Zendaya: ‘I don’t really know Zendaya outside of the Zendaya who works’

GQ February 2021 - Zendaya Cover

Zendaya covers the latest issue of GQ, and it’s kind of strange that the men’s magazine didn’t try to glam her up or style her in a negligee, right? I kind of wonder if Zendaya was like “no, I’m not going for sexy bombshell style” and GQ was like “okay how about ‘90s hipster?” And this is what they came up with. Zendaya, of course, has a million things happening – she’s promoting Euphoria, Dune, Malcolm & Marie and the next Spider-Man movie, plus all of her side-projects too, I’m sure. She’s only 24 years old and she’s busy, but the pandemic year has thrown her for a loop and she’s still trying to find her footing in the new normal. You can read the full profile here. Some highlights:

Going without a job for months on end: “It was the first time since I was 13 that I didn’t go back to something. There was no structure. [COVID lockdown] was my first time just being like, ‘Okay, who am I without this?’ Which is a very scary thing to confront and work through, because I don’t really know Zendaya outside of the Zendaya who works. I didn’t realize how much my job and my art were a part of my identity as a human. I feel most like myself when I’m working. I felt like, when I wasn’t working, my powers had gone away, and I was like, ‘Who the f–k—’ I didn’t really know who I was and what makes me happy. What do I like to do? What else do I do? What is my value? What is my purpose now?”

Malcolm & Marie: Sam Levinson’s pitch: “‘What if I just stripped everything away? There’s no gimmick, no anything. What does that look like? What if it’s just a relationship piece? What if it’s just two people, one’s upset because the other one didn’t thank them for something, and they’re in one place? And that’s all it is.’”

When she won an Emmy, she kept her award beside her bed: “Not even gonna lie! It was just nice to roll over and see her. She was pretty. Just beautiful. Glowing!”

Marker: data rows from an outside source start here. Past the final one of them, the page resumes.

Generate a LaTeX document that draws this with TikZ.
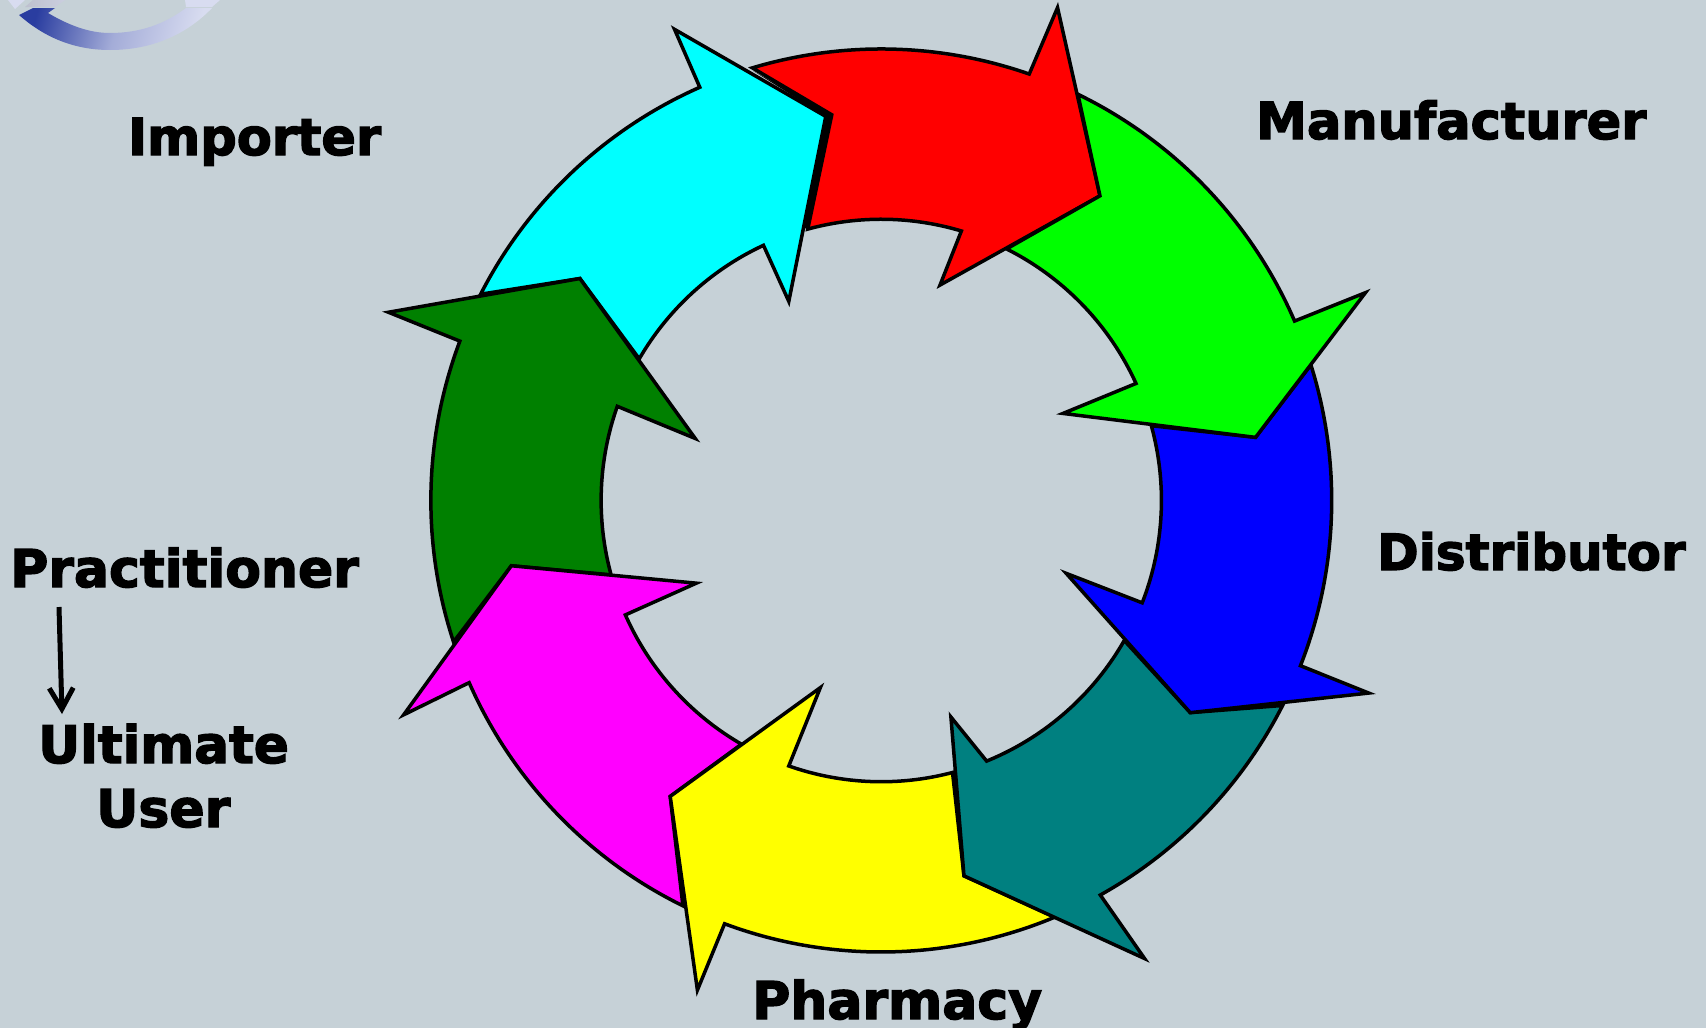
\documentclass[tikz,border=0pt]{standalone}
\usepackage{fontspec}
\usetikzlibrary{arrows.meta}
\newfontfamily\labfont{DejaVu Sans}[UprightFont=* Bold,FakeBold=2.6]
\definecolor{bgc}{HTML}{C6D1D7}
\definecolor{logodark}{HTML}{2A3DA0}
\definecolor{logolight}{HTML}{D8DCF0}
\definecolor{pcyan}{HTML}{00FFFF}
\definecolor{pmagenta}{HTML}{FF00FF}
\definecolor{pyellow}{HTML}{FFFF00}
\definecolor{pred}{HTML}{FF0000}
\definecolor{pgreen}{HTML}{00FF00}
\definecolor{pblue}{HTML}{0000FF}
\definecolor{pteal}{HTML}{008080}
\definecolor{pdark}{HTML}{008000}
\tikzset{
  spokeshape/.style={draw=black,line width=3.5pt,line join=miter,miter limit=20},
  lab/.style={font=\labfont\fontsize{#1}{#1}\selectfont,text=black,inner sep=0pt,anchor=base west},
  lab/.default=51,
  link/.style={draw=black,line width=5pt,-{Straight Barb[length=21pt,width=24pt,line width=5pt]}}
}
\def\getang#1,#2;#3{\pgfmathsetmacro#3{atan2(#2-460,#1-810)}}
\newcommand\spoke[9]{%
  \getang#2;\aA \getang#3;\aB \getang#7;\aC \getang#8;\aD
  \pgfmathsetmacro\aB{\aB<\aA?\aB+360:\aB}%
  \pgfmathsetmacro\aD{\aD>\aC?\aD-360:\aD}%
  \filldraw[spokeshape,fill=#1]
    plot[domain=\aA:\aB,samples=50] ({810+414*cos(\x)},{460+415*sin(\x)})
    -- (#4) -- (#5) -- (#6) --
    plot[domain=\aC:\aD,samples=50] ({810+257.5*cos(\x)},{460+258.5*sin(\x)})
    -- (#9) -- cycle;%
}
\begin{document}
\begin{tikzpicture}[x=1pt,y=-1pt]
\useasboundingbox (0,0) rectangle (1706,1028);
\fill[bgc] (0,0) rectangle (1706,1028);
% logo fragment
\fill[logolight] (8,0) -- (25,0) -- (15,9) -- cycle;
\shade[left color=logolight!70!gray,right color=logolight!85!gray] (33,0) -- (65,0) -- (55,7) -- (25,7) -- cycle;
\fill[logolight] (185,0) -- (220,0) -- (212,7) -- (186,7) -- cycle;
\shade[left color=logodark,right color=logolight,middle color=logolight!70!logodark,shading angle=75]
  (19,15) -- (33,8) -- (55,8) -- (48,13) .. controls (70,26) and (90,33) .. (110,33)
  .. controls (140,33) and (165,24) .. (186,8) -- (212,8) .. controls (185,36) and (150,50) .. (110,50)
  .. controls (75,50) and (45,38) .. (19,15) -- cycle;
\begin{scope}[x=1.088pt,y=-1.088pt]
\spoke{pred}{692,65}{946,69}{972,7}{1011,180}{864,262}{884,212}{742,210}{764.5,105.5}
\fill[black] (692,65) -- (764.5,105.5) -- (742,210) -- (736,210) -- (759,107) -- cycle;
\spoke{pcyan}{442,271}{644,83}{620,27}{759,107}{725,277}{702,227}{587,330}{533,256}
\spoke{pdark}{416,590}{423,314}{357,287}{533,256}{639,403}{568,374}{562,528}{470,520}
\spoke{pmagenta}{629,829}{429,628}{371,657}{470,520}{640,536}{572,566}{681,684}{616,732}
\spoke{pyellow}{970,843}{666,848}{641,910}{616,732}{754,632}{725,703}{876,711}{886,805}
\spoke{pteal}{1177,647}{1012,823}{1052,881}{886,805}{874,659}{907,699}{1033,588}{1094,655}
\spoke{pblue}{1207,335}{1194,611}{1258,637}{1094,655}{980,527}{1048,553}{1060,391}{1154,402}
\spoke{pgreen}{991,87}{1191,295}{1255,269}{1154,402}{977,380}{1046,352}{926,228}{1011,180}
\end{scope}
\node[lab] (importer) at (128,155) {Importer};
\node[lab] (manufacturer) at (1256,139) {Manufacturer};
\node[lab=50] (distributor) at (1377,570) {Distributor};
\node[lab=52] (pharmacy) at (752,1019) {Pharmacy};
\node[lab=52] (practitioner) at (10,587) {Practitioner};
\node[lab=51.7] (ultimate) at (38,763) {Ultimate};
\node[lab=52] (user) at (96,827) {User};
\coordinate (linkstart) at (59,607);
\coordinate (linkend) at (62,714);
\draw[link] (linkstart) -- (linkend);
\end{tikzpicture}
\end{document}
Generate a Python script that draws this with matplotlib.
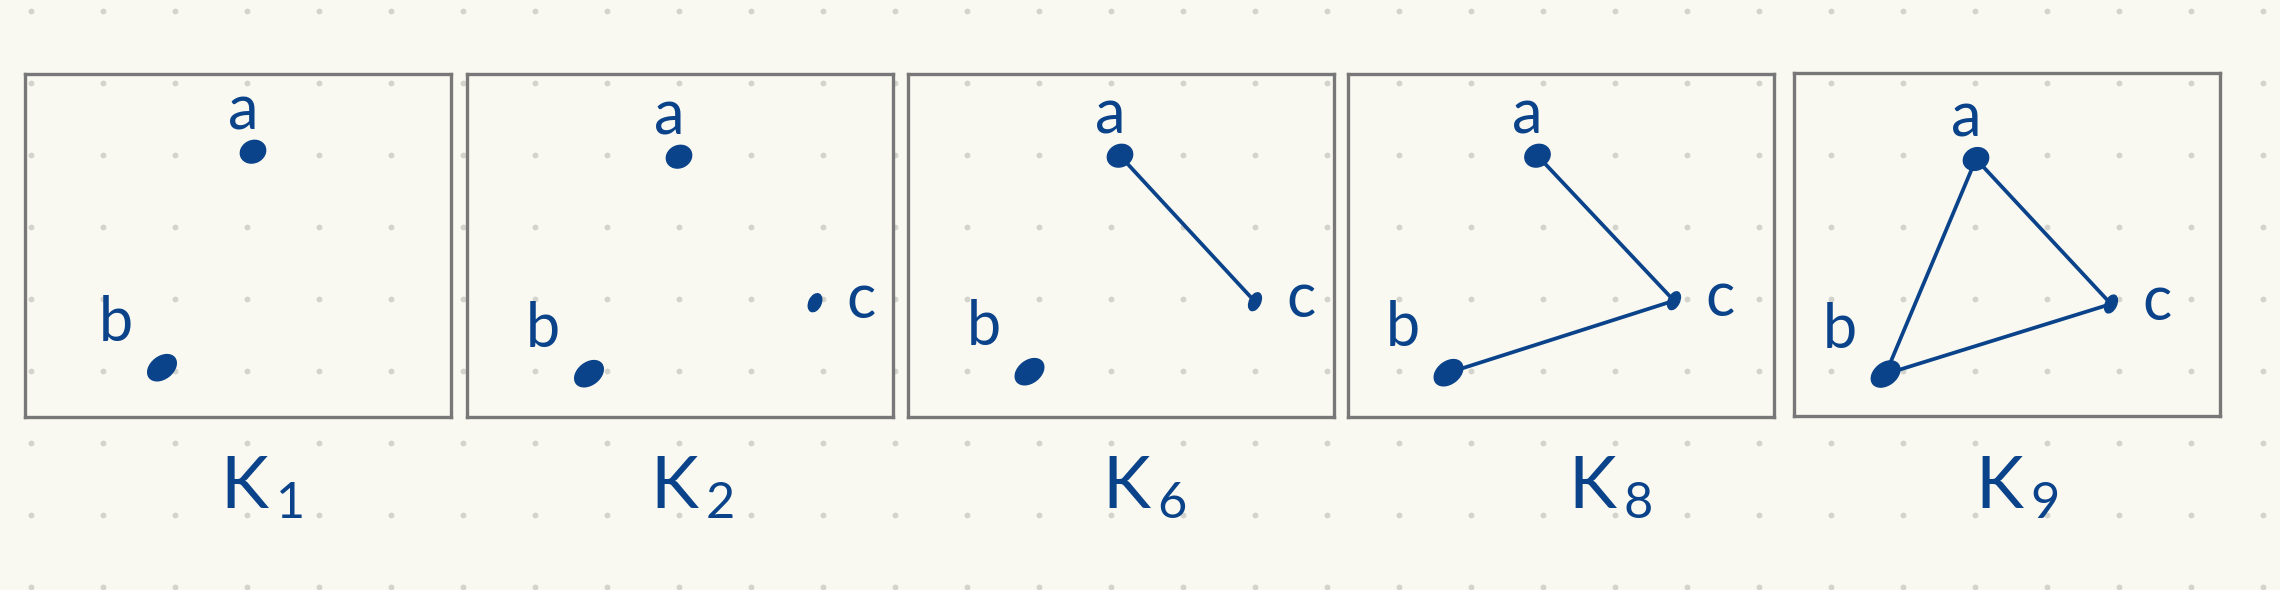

Accepting praise: “In a lot of ways it feels like proving something to myself personally, yeah, but I feel like, I feel good about it for all of us. It feels like recognition that maybe we aren’t just like that little crazy show with the crazy kids, you know what I mean? To me, it’s like Mean Girls, when [Lindsay Lohan] breaks the crown. She’s like, ‘This is for you.’”

[From GQ]

She talks about a lot more in the profile, like her childhood shyness, how profoundly out of sorts she was in lockdown, and how she loves it when people come up to her and say that their kids watched her show. She’s very much a young woman in transition, and I’m not saying that in a patronizing way. She’s grown out of that hyper-self-consciousness which plagues so many young people and she’s growing comfortable in her own skin but there’s still a lot of “kid stuff” in there. The profile also includes a lot more about Malcolm & Marie which, now I’ve read more about it, I really want to see it.

ZC_GQ0221

Photos by Tyrell Hampton for GQ, courtesy of promotional GQ email.

You can follow any responses to this entry through the RSS 2.0 feed.

7 Responses to “Zendaya: ‘I don’t really know Zendaya outside of the Zendaya who works’”

Comments are Closed

We close comments on older posts to fight comment spam.

  1. Mabs A'Mabbin says:

    The first step is to drop the third person.

    • GOLDEN says:

      Agreed. A bit cringy.

    • Jegede says:

      +3
      🤢🤢🤢🤢

    • Snuffles says:

      You know what, I don’t think that’s fair. We’re not performers so we don’t really know what it’s like to constantly be exposed. Or to have to constantly orient your life for external approval because if you don’t, you might not get work. Plus, she’s been at this since she was literally a kid. She probably literally doesn’t know anything else except work.

      Maybe she never stopped long enough to explore the person behind her public Zendaya persona. She’s clearly a workaholic.

      If I’ve learned one thing about this pandemic, is that there are a LOT of people who will crumble to pieces if they don’t get that external stimuli or validation. The idea of being still and quiet and listening to their own thoughts literally makes their skin crawl. That people used the excuse of being too busy in order to avoid dealing with their issues. This pandemic took all of their emotional crutches away.

  2. jbyrdku says:

    Maybe I’m biased, but I feel like “who am I without this…” gets exponentially scarier with each passing decade that you ask it.

  3. orangebella says:

    I guess I know now who runs hollywood! lol…but in all seriousness…does this mean she can’t just be alone, by herself and chill? I love ME time. As an only child I had to rely on playing by myself and keeping myself occupied when I couldn’t hang with my friends. I love my husband dearly but there are some days where I’m like, I’m going to go in the bedroom and watch tv by myself and let him do his own thing.

    • Case says:

      This is me, exactly. I’m an independent, introverted only child. I NEED “me time.” I can’t relate at all to people who are married to their work or want to be around others all the time. I have a very rich inner life and prioritize time for myself. I think it’s sad when people work obsessively and don’t know how to just…be.